First, on my return valve, I replaced the diverter with an Amazon brand part, and the shaft & lid o-rings with genuine Jandy parts. I have a leak between the body and the lid that didn't stop with new o-rings. The diverter does not sit in the body vertically, which seems to be due to a thicker diverter seal than the one I removed. Is this normal (and my old one was worn down) or is it an out-of-spec Amazon part? The diverter sits at an angle (see pic) and has to be pulled vertical with the lid when installing.
Second, on my suction valve, the actuator does not turn (or try to turn) when it is around freezing, either with the controller or using the switch manually. The diverter will turn manually with the handle, so it's not stuck. The actuator will try to turn back if it is on and the diverter is manually moved out of it's 'final' position. Could this be a problem with the microswitch or the gearing that I could repair, or do I just need to replace the whole actuator? Anyone seen it before?

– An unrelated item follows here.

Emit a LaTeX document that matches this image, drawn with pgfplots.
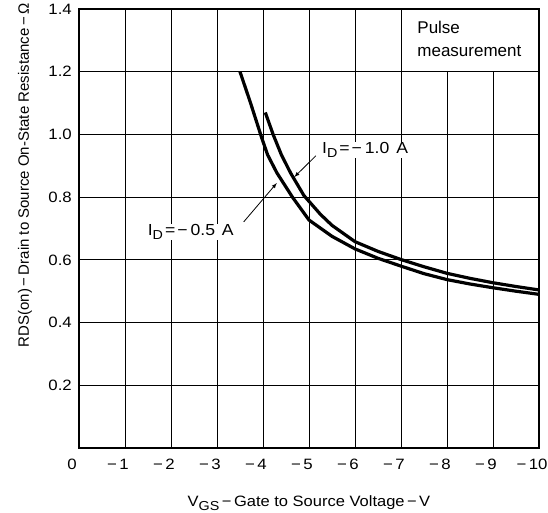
\documentclass[border=0pt]{standalone}
\usepackage{pgfplots}
\pgfplotsset{compat=1.18}
\usepackage{fontspec}
\setmainfont{Liberation Sans}
\newfontfamily\tickfont[FakeStretch=1.12]{Liberation Sans}
\newfontfamily\widefont[FakeStretch=1.1]{Liberation Sans}
\newcommand{\lsub}[1]{\raisebox{-3.5pt}{\fontsize{13}{13}\selectfont #1}}
\begin{document}
\begin{tikzpicture}
\useasboundingbox (-79pt,-65pt) rectangle (469pt,448pt);
\begin{axis}[
  scale only axis, width=460pt, height=439pt,
  at={(0,0)}, anchor=south west,
  xmin=-10, xmax=0, ymin=0, ymax=1.4, x dir=reverse,
  xtick={0,-1,-2,-3,-4,-5,-6,-7,-8,-9,-10},
  xticklabels={0,−\,1,−\,2,−\,3,−\,4,−\,5,−\,6,−\,7,−\,8,−\,9,−\,10},
  ytick={0.2,0.4,0.6,0.8,1.0,1.2,1.4},
  yticklabels={0.2,0.4,0.6,0.8,1.0,1.2,1.4},
  grid=major, grid style={black, line width=0.9pt},
  axis line style={line width=1.8pt},
  major tick length=0pt,
  tick label style={font=\fontsize{15}{17}\selectfont\tickfont, inner sep=0pt},
  xticklabel style={anchor=center, yshift=-16pt, xshift=-7pt},
  yticklabel style={anchor=east, xshift=-7pt},
  clip=false,
]
\fill[white] ([xshift=0.6pt,yshift=0.6pt]axis cs:-7,1.2) rectangle ([xshift=-1pt,yshift=-1pt]axis cs:-10,1.4);
\node[anchor=west, align=left, font=\fontsize{17}{23}\selectfont] at (axis cs:-7.28,1.305) {Pulse\\measurement};

% I_D = -0.5 A
\addplot[black, line width=3.2pt, line join=round] coordinates {
(-3.5,1.2) (-3.73,1.10) (-3.97,0.99) (-4.1,0.935) (-4.3,0.878) (-4.64,0.80) (-5,0.727) (-5.5,0.675) (-6,0.635) (-6.5,0.605) (-7,0.58) (-7.5,0.556) (-8,0.537) (-8.5,0.523) (-9,0.511) (-9.5,0.5) (-10,0.49)
};
% I_D = -1.0 A
\addplot[black, line width=3.2pt, line join=round] coordinates {
(-4.05,1.07) (-4.22,1.0) (-4.4,0.935) (-4.6,0.877) (-4.89,0.805) (-5.25,0.745) (-5.5,0.71) (-6,0.658) (-6.5,0.627) (-7,0.601) (-7.5,0.578) (-8,0.557) (-8.5,0.541) (-9,0.527) (-9.5,0.515) (-10,0.504)
};

\draw[-latex, line width=0.8pt] (axis cs:-5.15,0.932) -- (axis cs:-4.68,0.864);
\draw[-latex, line width=0.8pt] (axis cs:-3.58,0.721) -- (axis cs:-4.30,0.845);
\node[font=\fontsize{16}{18}\selectfont\widefont, fill=white, inner sep=1pt] at (axis cs:-6.22,0.95) {I\lsub{D}\hspace{2pt}=\hspace{2pt}−\hspace{3pt}1.0\hspace{2pt} A};
\node[font=\fontsize{16}{18}\selectfont\widefont, fill=white, inner sep=1pt] at (axis cs:-2.43,0.689) {I\lsub{D}\hspace{2pt}=\hspace{2pt}−\hspace{3pt}0.5\hspace{2pt} A};

\node[rotate=90, font=\fontsize{15}{17}\selectfont] at ([xshift=-54pt]axis cs:0,0.87) {RDS(on)\,−\,Drain to Source On-State Resistance\,−\,Ω};
\node[font=\fontsize{15}{17}\selectfont\widefont] at ([yshift=-55pt]axis cs:-5,0) {V\lsub{GS}\,−\,Gate to Source Voltage\,−\,V};
\end{axis}
\end{tikzpicture}
\end{document}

Thanks for any help as always.
When replacing O rings or a complete diverter, I always wrap the new rings with a turn or two if Teflon tape after lubing the rings, then lube on the tape as well. Seems to eliminate problems. Many times the socket in the lid is also worn from lack of lubrication and that little bit of tape seems to take up the space and eliminate leaks.
Have never seen an actuator not work in freezing weather (we're getting that here right now). If it isn't affecting both actuators it indicates the one that won't work may actually have water in it that has frozen, or perhaps the grease on the gears has.

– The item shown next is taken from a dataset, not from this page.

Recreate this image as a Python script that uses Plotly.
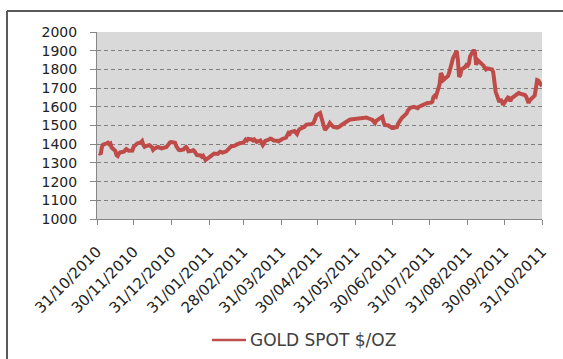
import plotly.graph_objects as go

dates = [
 "2010-11-02","2010-11-03","2010-11-04","2010-11-05","2010-11-08","2010-11-09","2010-11-10","2010-11-11","2010-11-12",
 "2010-11-15","2010-11-16","2010-11-17","2010-11-18","2010-11-19","2010-11-22","2010-11-23","2010-11-24","2010-11-26",
 "2010-11-29","2010-11-30",
 "2010-12-01","2010-12-02","2010-12-03","2010-12-06","2010-12-07","2010-12-08","2010-12-09","2010-12-10","2010-12-13",
 "2010-12-14","2010-12-15","2010-12-16","2010-12-17","2010-12-20","2010-12-21","2010-12-22","2010-12-23","2010-12-27",
 "2010-12-28","2010-12-29","2010-12-30","2010-12-31",
 "2011-01-03","2011-01-04","2011-01-05","2011-01-06","2011-01-07","2011-01-10","2011-01-11","2011-01-12","2011-01-13",
 "2011-01-14","2011-01-17","2011-01-18","2011-01-19","2011-01-20","2011-01-21","2011-01-24","2011-01-25","2011-01-26",
 "2011-01-27","2011-01-28","2011-01-31",
 "2011-02-01","2011-02-02","2011-02-03","2011-02-04","2011-02-07","2011-02-08","2011-02-09","2011-02-10","2011-02-11",
 "2011-02-14","2011-02-15","2011-02-16","2011-02-17","2011-02-18","2011-02-21","2011-02-22","2011-02-23","2011-02-24",
 "2011-02-25","2011-02-28",
 "2011-03-01","2011-03-02","2011-03-03","2011-03-04","2011-03-07","2011-03-08","2011-03-09","2011-03-10","2011-03-11",
 "2011-03-14","2011-03-15","2011-03-16","2011-03-17","2011-03-18","2011-03-21","2011-03-22","2011-03-23","2011-03-24",
 "2011-03-25","2011-03-28","2011-03-29","2011-03-30","2011-03-31",
 "2011-04-01","2011-04-04","2011-04-05","2011-04-06","2011-04-07","2011-04-08","2011-04-11","2011-04-12","2011-04-13",
 "2011-04-14","2011-04-15","2011-04-18","2011-04-19","2011-04-20","2011-04-21","2011-04-25","2011-04-26","2011-04-27",
 "2011-04-28","2011-04-29",
 "2011-05-02","2011-05-03","2011-05-04","2011-05-05","2011-05-06","2011-05-09","2011-05-10","2011-05-11","2011-05-12",
 "2011-05-13","2011-05-16","2011-05-17","2011-05-18","2011-05-19","2011-05-20","2011-05-23","2011-05-24","2011-05-25",
 "2011-05-26","2011-05-27","2011-05-31",
 "2011-06-01","2011-06-02","2011-06-03","2011-06-06","2011-06-07","2011-06-08","2011-06-09","2011-06-10","2011-06-13",
 "2011-06-14","2011-06-15","2011-06-16","2011-06-17","2011-06-20","2011-06-21","2011-06-22","2011-06-23","2011-06-24",
 "2011-06-27","2011-06-28","2011-06-29","2011-06-30",
 "2011-07-01","2011-07-04","2011-07-05","2011-07-06","2011-07-07","2011-07-08","2011-07-11","2011-07-12","2011-07-13",
 "2011-07-14","2011-07-15","2011-07-18","2011-07-19","2011-07-20","2011-07-21","2011-07-22","2011-07-25","2011-07-26",
 "2011-07-27","2011-07-28","2011-07-29",
 "2011-08-01","2011-08-02","2011-08-03","2011-08-04","2011-08-05","2011-08-08","2011-08-09","2011-08-10","2011-08-11",
 "2011-08-12","2011-08-15","2011-08-16","2011-08-17","2011-08-18","2011-08-19","2011-08-22","2011-08-23","2011-08-24",
 "2011-08-25","2011-08-26","2011-08-29","2011-08-30","2011-08-31",
 "2011-09-01","2011-09-02","2011-09-05","2011-09-06","2011-09-07","2011-09-08","2011-09-09","2011-09-12","2011-09-13",
 "2011-09-14","2011-09-15","2011-09-16","2011-09-19","2011-09-20","2011-09-21","2011-09-22","2011-09-23","2011-09-26",
 "2011-09-27","2011-09-28","2011-09-29","2011-09-30",
 "2011-10-03","2011-10-04","2011-10-05","2011-10-06","2011-10-07","2011-10-10","2011-10-11","2011-10-12","2011-10-13",
 "2011-10-14","2011-10-17","2011-10-18","2011-10-19","2011-10-20","2011-10-21","2011-10-24","2011-10-25","2011-10-26",
 "2011-10-27","2011-10-28","2011-10-31",
]

prices = [
 1353,1345,1385,1398,1405,1408,1400,1404,1382,
 1365,1342,1337,1350,1356,1360,1372,1374,1365,
 1366,1386,
 1392,1398,1404,1410,1417,1396,1386,1390,1395,
 1390,1385,1370,1376,1385,1381,1380,1378,1385,
 1395,1405,1410,1412,
 1408,1390,1376,1370,1368,1372,1380,1385,1378,
 1362,1365,1368,1362,1346,1342,1340,1333,1338,
 1325,1316,1330,
 1335,1338,1345,1350,1348,1355,1360,1358,1355,
 1362,1370,1375,1382,1388,1392,1398,1400,1402,
 1405,1408,
 1415,1425,1420,1428,1425,1420,1425,1415,1412,
 1420,1400,1395,1405,1418,1425,1430,1428,1422,
 1420,1418,1415,1420,1425,
 1428,1435,1450,1460,1455,1465,1470,1460,1455,
 1470,1480,1490,1492,1500,1505,1508,1510,1520,
 1535,1555,
 1567,1545,1530,1495,1476,1500,1513,1505,1495,
 1492,1488,1490,1495,1500,1505,1515,1520,1525,
 1530,1532,1536,
 1540,1540,1542,1545,1546,1545,1543,1540,1535,
 1530,1520,1513,1525,1535,1542,1547,1520,1503,
 1500,1495,1490,1487,
 1487,1492,1510,1525,1530,1540,1555,1565,1580,
 1590,1595,1600,1598,1595,1593,1600,1605,1612,
 1615,1615,1620,
 1622,1627,1653,1660,1655,1720,1780,1770,1743,
 1750,1765,1785,1813,1830,1860,1899,1850,1760,
 1770,1800,1813,1824,1820,
 1830,1870,1904,1890,1824,1851,1845,1830,1820,
 1808,1800,1805,1797,1800,1785,1740,1680,1625,
 1640,1630,1610,1620,
 1650,1647,1630,1645,1650,1660,1665,1674,1670,
 1668,1663,1655,1640,1620,1635,1650,1660,1700,
 1743,1740,1711,
]

tick_dates = ["2010-10-31","2010-11-30","2010-12-31","2011-01-31","2011-02-28","2011-03-31","2011-04-30",
              "2011-05-31","2011-06-30","2011-07-31","2011-08-31","2011-09-30","2011-10-31"]
tick_labels = ["31/10/2010","30/11/2010","31/12/2010","31/01/2011","28/02/2011","31/03/2011","30/04/2011",
               "31/05/2011","30/06/2011","31/07/2011","31/08/2011","30/09/2011","31/10/2011"]
y_ticks = list(range(1000, 2001, 100))
series_name = "GOLD SPOT $/OZ"

LINE_COLOR = "#bf4b48"

fig = go.Figure()
fig.add_trace(go.Scatter(x=dates, y=prices, mode="lines", name=series_name, showlegend=False,
                         line=dict(color=LINE_COLOR, width=4)))

L, R, T, B = 97, 21, 32, 140
W, H = 563, 359
pw, ph = W - L - R, H - T - B

def px_x(p):
    return (p - L) / pw

def px_y(p):
    return (H - B - p) / ph

FONT = "DejaVu Sans, Verdana, sans-serif"
FRAME = dict(color="#5a5a5a", width=2)

fig.update_layout(
    width=W, height=H,
    margin=dict(l=L, r=R, t=T, b=B, pad=0, autoexpand=False),
    paper_bgcolor="white",
    plot_bgcolor="#d9d9d9",
    font=dict(family=FONT, color="#222222"),
    showlegend=False,
    xaxis=dict(type="date", range=["2010-10-31", "2011-10-31"], automargin=False,
               tickmode="array", tickvals=tick_dates, ticktext=tick_labels,
               tickangle=-45, tickfont=dict(size=15, color="#222222", family=FONT),
               ticks="outside", ticklen=5, tickcolor="#868686",
               ticklabelstandoff=12,
               showline=True, linecolor="#868686", linewidth=1,
               showgrid=False, zeroline=False),
    yaxis=dict(range=[1000, 2000], tickmode="array", tickvals=y_ticks, automargin=False,
               tickfont=dict(size=14, color="#222222", family=FONT),
               ticks="outside", ticklen=6, tickcolor="#868686",
               ticklabelstandoff=10,
               showline=True, linecolor="#868686", linewidth=1,
               showgrid=True, gridcolor="#7f7f7f", griddash="4px,3px", gridwidth=1,
               zeroline=False),
    shapes=[
        dict(type="line", xref="paper", yref="paper",
             x0=px_x(7), x1=px_x(600), y0=px_y(11), y1=px_y(11), line=FRAME),
        dict(type="line", xref="paper", yref="paper",
             x0=px_x(7), x1=px_x(7), y0=px_y(11), y1=px_y(400), line=FRAME),
        # legend key line
        dict(type="line", xref="paper", yref="paper",
             x0=px_x(212), x1=px_x(246), y0=px_y(340), y1=px_y(340),
             line=dict(color="#c0504d", width=2.5)),
    ],
    annotations=[
        dict(text=series_name, xref="paper", yref="paper", x=px_x(248), y=px_y(340),
             xanchor="left", yanchor="middle", showarrow=False,
             font=dict(size=17, color="#404040", family=FONT)),
    ],
)

fig.write_html("out.html")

Those motors rely on the gear ratio to turn the stem, not the kind of torque you can input manually.
 
On the "won't move" problem.... When that happens, you could try opening the actuator to have a look at the gears. If there's frozen moisture there, it could easily be stopping the low torque (motor) end of the gear train. I saw another TFPer say that a Jandy valve was now and then spraying water upward out of the valve stem and past the actuator's bottom seal, so the gear housing was a puddle. I know you've replace o-rings, but seems worth checking.